We chose to start on the southernmost island: Kyushu. We thought it would be fun to explore the lesser-known part of Japan first. In a cookie-cutter rental car, we drove through busy cities like Fukuoka and mountainous natural areas. Everywhere we looked, the trees were red and yellow, giving a fairy-tale feel.
My favorite part on Kyushu was Kurokawa Onsen, a traditional mountain village where we could relax in warm natural pools. Armed with towels, Japanese socks and kimono, we walked from bath to bath. We slept on tatami mats and ate cake-fresh traditional dishes. All around us we saw the work of ancient crafts: woodwork, ceramics, stone, wickerwork. And it was quiet, an advantage of booking quickly after the borders opened to tourists. There was a ceramics pop-up store in the village, where I stocked up considerably on handmade cups and bowls. Marvin made small talk with everyone in Japanese, which led to some very nice conversations.
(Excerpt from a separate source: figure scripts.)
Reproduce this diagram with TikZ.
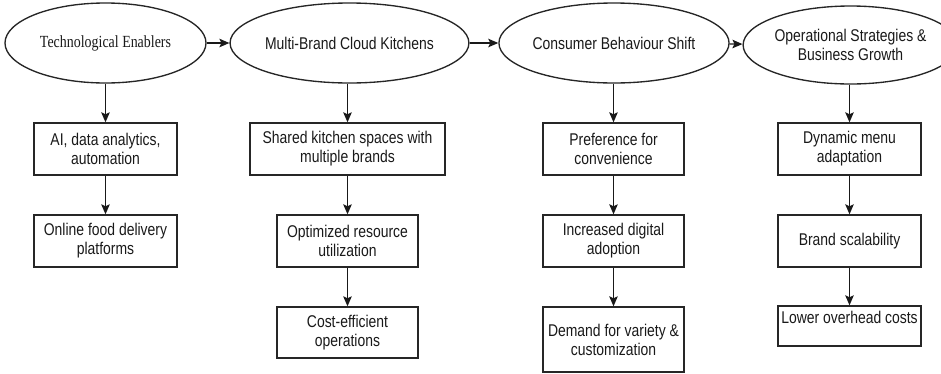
\documentclass[tikz,border=0pt]{standalone}
\usepackage{fontspec}
\setmainfont{Liberation Sans}[FakeStretch=0.82]
\newfontfamily\serifhead{Liberation Serif}[FakeStretch=0.82]
\usetikzlibrary{shapes.geometric,arrows.meta}

\tikzset{
  every picture/.style={x=1pt,y=-1pt},
  txt/.style={font=\fontsize{17}{19}\selectfont, text=black!90, align=center},
  stage/.style={ellipse, draw=black!85, line width=1.35pt, inner sep=0pt, txt},
  stepbox/.style={rectangle, draw=black!85, line width=1.35pt, inner sep=0pt, txt},
  flow/.style={draw=black!90, line width=1.35pt,
    -{Stealth[length=10pt,width=8.5pt,inset=2pt]}},
}

\begin{document}
\begin{tikzpicture}
\useasboundingbox (0,0) rectangle (941,373);

% top row: the four stages
\node[stage, minimum width=201pt, minimum height=80pt,
      font=\serifhead\fontsize{17}{19}\selectfont] (tech) at (105.5,43) {Technological Enablers};
\node[stage, minimum width=195pt, minimum height=80pt] (mbck) at (349.5,43) {Multi-Brand Cloud Kitchens};
\node[stage, minimum width=182pt, minimum height=80pt] (cbs) at (614,43) {Consumer Behaviour Shift};
\node[stage, minimum width=179pt, minimum height=78pt] (osbg) at (850.5,45) {Operational Strategies \&\\Business Growth};

\draw[flow] (tech) -- (mbck);
\draw[flow] (mbck) -- (cbs);
\draw[flow] (cbs) -- (osbg);

% column 1
\node[stepbox, minimum width=143pt, minimum height=52pt] (ai) at (105.5,149) {AI, data analytics,\\automation};
\node[stepbox, minimum width=143pt, minimum height=52pt] (ofd) at (105.5,241) {Online food delivery\\platforms};

% column 2
\node[stepbox, minimum width=195pt, minimum height=52pt] (shk) at (347.5,149) {Shared kitchen spaces with\\multiple brands};
\node[stepbox, minimum width=141pt, minimum height=52pt] (ort) at (347.5,241) {Optimized resource\\utilization};
\node[stepbox, minimum width=141pt, minimum height=51pt] (ceo) at (347.5,332.5) {Cost-efficient\\operations};

% column 3
\node[stepbox, minimum width=141pt, minimum height=52pt] (pfc) at (613.5,149) {Preference for\\convenience};
\node[stepbox, minimum width=141pt, minimum height=52pt] (ida) at (613.5,241) {Increased digital\\adoption};
\node[stepbox, minimum width=141pt, minimum height=65pt] (dvc) at (613.5,339.5) {Demand for variety \&\\customization};

% column 4
\node[stepbox, minimum width=143pt, minimum height=52pt] (dma) at (849.5,149) {Dynamic menu\\adaptation};
\node[stepbox, minimum width=143pt, minimum height=52pt] (bsc) at (849.5,241) {Brand scalability};
\node[stepbox, minimum width=143pt, minimum height=40pt,
      text height=12pt, text depth=18pt] (loc) at (849.5,326) {Lower overhead costs};

% vertical connectors, dropped straight down from each stage
\draw[flow] (ai.north |- tech.south) -- (ai.north);
\draw[flow] (ai) -- (ofd);
\draw[flow] (shk.north |- mbck.south) -- (shk.north);
\draw[flow] (shk) -- (ort);
\draw[flow] (ort) -- (ceo);
\draw[flow] (pfc.north |- cbs.south) -- (pfc.north);
\draw[flow] (pfc) -- (ida);
\draw[flow] (ida) -- (dvc);
\draw[flow] (dma.north |- osbg.south) -- (dma.north);
\draw[flow] (dma) -- (bsc);
\draw[flow] (bsc) -- (loc);
\end{tikzpicture}
\end{document}
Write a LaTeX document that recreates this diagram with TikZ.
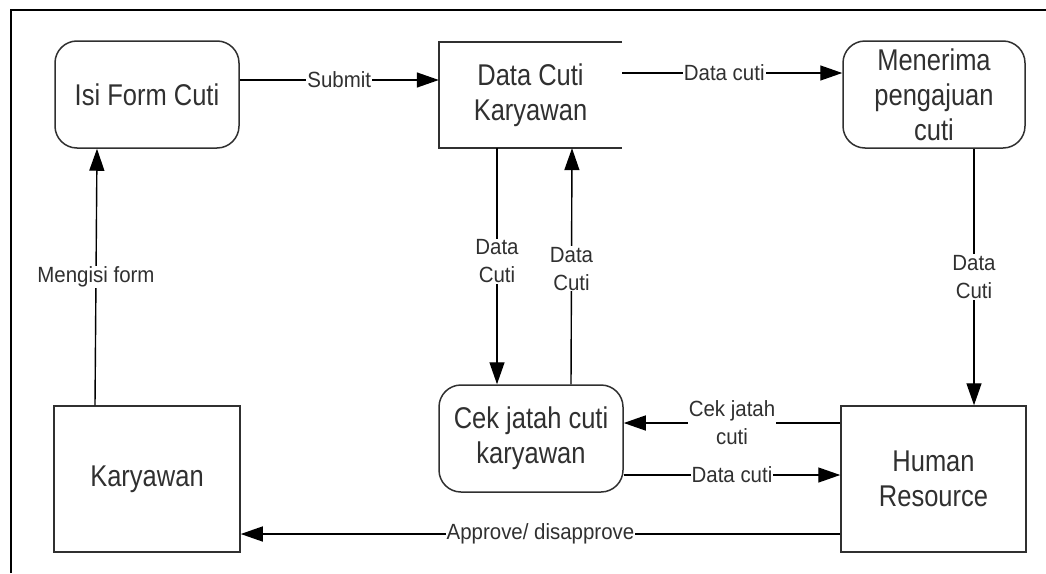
\documentclass[tikz,border=0pt]{standalone}
\usepackage{fontspec}
\usepackage{tikz}
\usetikzlibrary{positioning,arrows.meta}
\newfontfamily\boxfont[FakeStretch=0.85]{Liberation Sans}
\newfontfamily\lblfont[FakeStretch=0.93]{Liberation Sans}
\definecolor{inkgray}{HTML}{303030}
\tikzstyle{base} = [minimum width=184pt, minimum height=107pt, inner sep=2pt, text centered, align=center, text=inkgray, font=\boxfont\fontsize{30}{35}\selectfont]
\tikzstyle{process} = [base, rectangle, rounded corners=22pt, draw=inkgray, line width=1.5pt]
\tikzstyle{entity} = [base, rectangle, minimum height=146pt, draw=inkgray, line width=1.5pt]
\tikzstyle{datastore} = [base, rectangle, minimum width=183pt, minimum height=106pt]
\tikzstyle{connect} = [line width=1.4pt, black, -{Triangle[length=22pt,width=15pt]}]
\tikzstyle{lbl} = [fill=white, inner sep=1pt, text=inkgray, align=center, font=\lblfont\fontsize{22}{28}\selectfont]

\begin{document}
\begin{tikzpicture}[x=1pt, y=-1pt]
	\useasboundingbox (0,0) rectangle (1046,573);
	\draw [line width=2pt] (11,573) -- (11,10) -- (1046,10);
	%-----------------------------------------------
	\node (isiform) [process] at (147,94.5) {Isi Form Cuti};
	\node (store) [datastore] at (530.5,95) {Data Cuti\\Karyawan};
	\node (menerima) [process, minimum width=182pt] at (934,94.5) {Menerima\\pengajuan\\cuti};
	%-----------------------------------------------
	\node (cek) [process] at (531,438.5) {Cek jatah cuti\\karyawan};
	\node (karyawan) [entity, minimum width=186pt] at (147,479) {Karyawan};
	\node (hr) [entity, minimum width=185pt] at (933.5,479) {Human\\Resource};
	%-----------------------------------------------
	\draw [line width=1.5pt, inkgray] (store.north east) -- (store.north west) -- (store.south west) -- (store.south east);
	%-----------------------------------------------
	%-----------------------------------------------
	\draw [connect] ([yshift=14.5pt]isiform.east) -- node[lbl] {Submit} ([yshift=15pt]store.west);
	\draw [connect] ([yshift=22pt]store.east) -- node[lbl, xshift=-8pt] {Data cuti} ([yshift=21.5pt]menerima.west);
	\draw [connect] ([xshift=-52pt]karyawan.north) -- node[lbl] {Mengisi form} ([xshift=-50pt]isiform.south);
	\draw [connect] ([xshift=-33.5pt]store.south) -- node[lbl, pos=0.48] {Data\\Cuti} ([xshift=-34pt]cek.north);
	\draw [connect] ([xshift=40pt]cek.north) -- node[lbl, pos=0.49] {Data\\Cuti} ([xshift=41.5pt]store.south);
	\draw [connect] ([xshift=40pt]menerima.south) -- node[lbl] {Data\\Cuti} ([xshift=40.5pt]hr.north);
	\draw [connect] ([yshift=56pt]hr.west) -- node[lbl] {Cek jatah\\cuti} ([yshift=15.5pt]cek.east);
	\draw [connect] ([yshift=-36.5pt]cek.east) -- node[lbl] {Data cuti} ([yshift=4pt]hr.west);
	\draw [connect] ([yshift=-55pt]hr.west) -- node[lbl] {Approve/ disapprove} ([yshift=-55pt]karyawan.east);
\end{tikzpicture}
\end{document}
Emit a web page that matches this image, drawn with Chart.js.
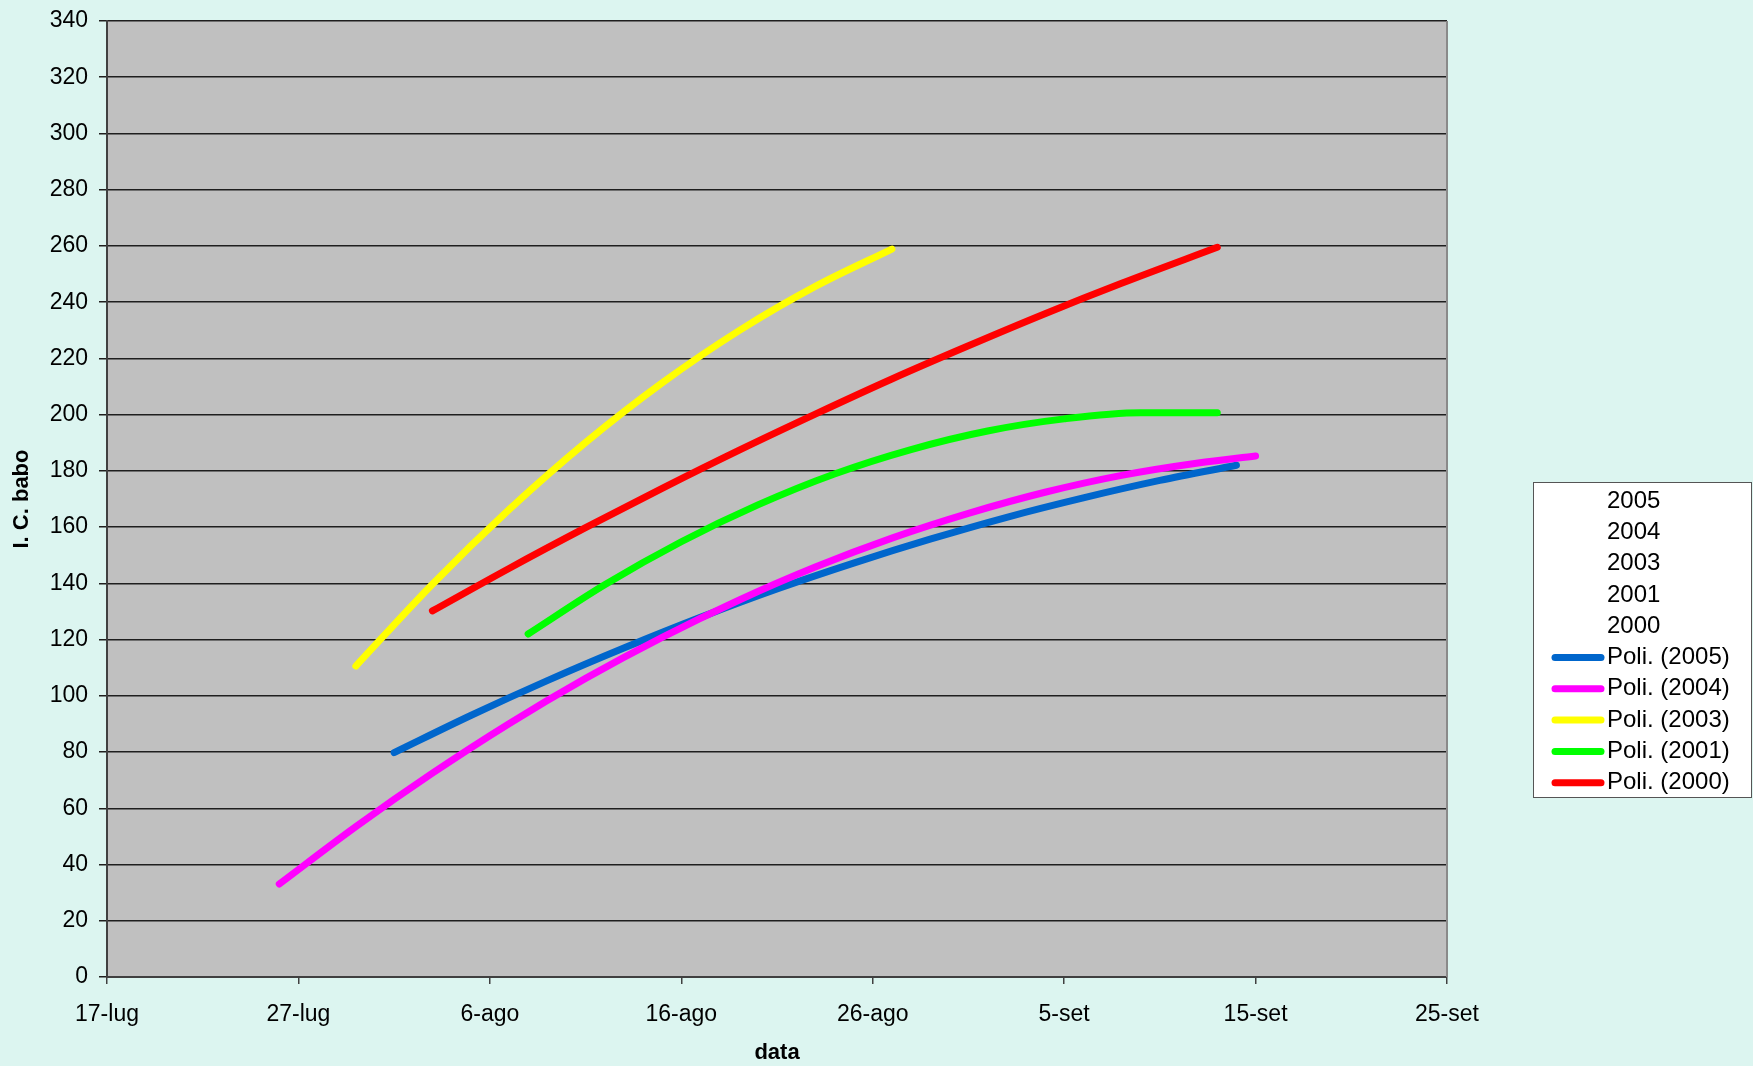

Halfway through the trip, we took a speedboat of sorts to Yakushima (Unesco), a small island known for its primeval forest. The forests are insane, so is the coastline. Everywhere you can find chill coffee shops with fresh baked goods in the craziest places. The most exciting moment was the mountain route along the coast, where we climbed along extremely narrow paths in our rental car. Wild monkeys and deer showed themselves. We took the island into our hearts.
Time for some action! By train, we traveled first to Kyoto, the temple city of Japan. On bikes, we explored the city with its ancient streets and geisha past. By the way, we saw one maiko (geisha in training) and one geisha. She walked right before us around dinner time in narrow streets lined with restaurants, heading for her company.
Tokyo was especially crazy. So many people, neon, buildings. Full subways and streets, but all so structured. On one street you will find all the tech stores, and on the other you will walk through an old park with temples where history has been written. The contrasts are enormous.
Marvin wanted to show me Japan to share his love in it. Since Asia never interested me much before, the question was whether this piece of Asia would suit me. Well, it worked out. I think this trip is my best vacation trip I have taken in my 32 years. We both secretly dream of going there someday and being enchanted again by the amazing people, culture and nature.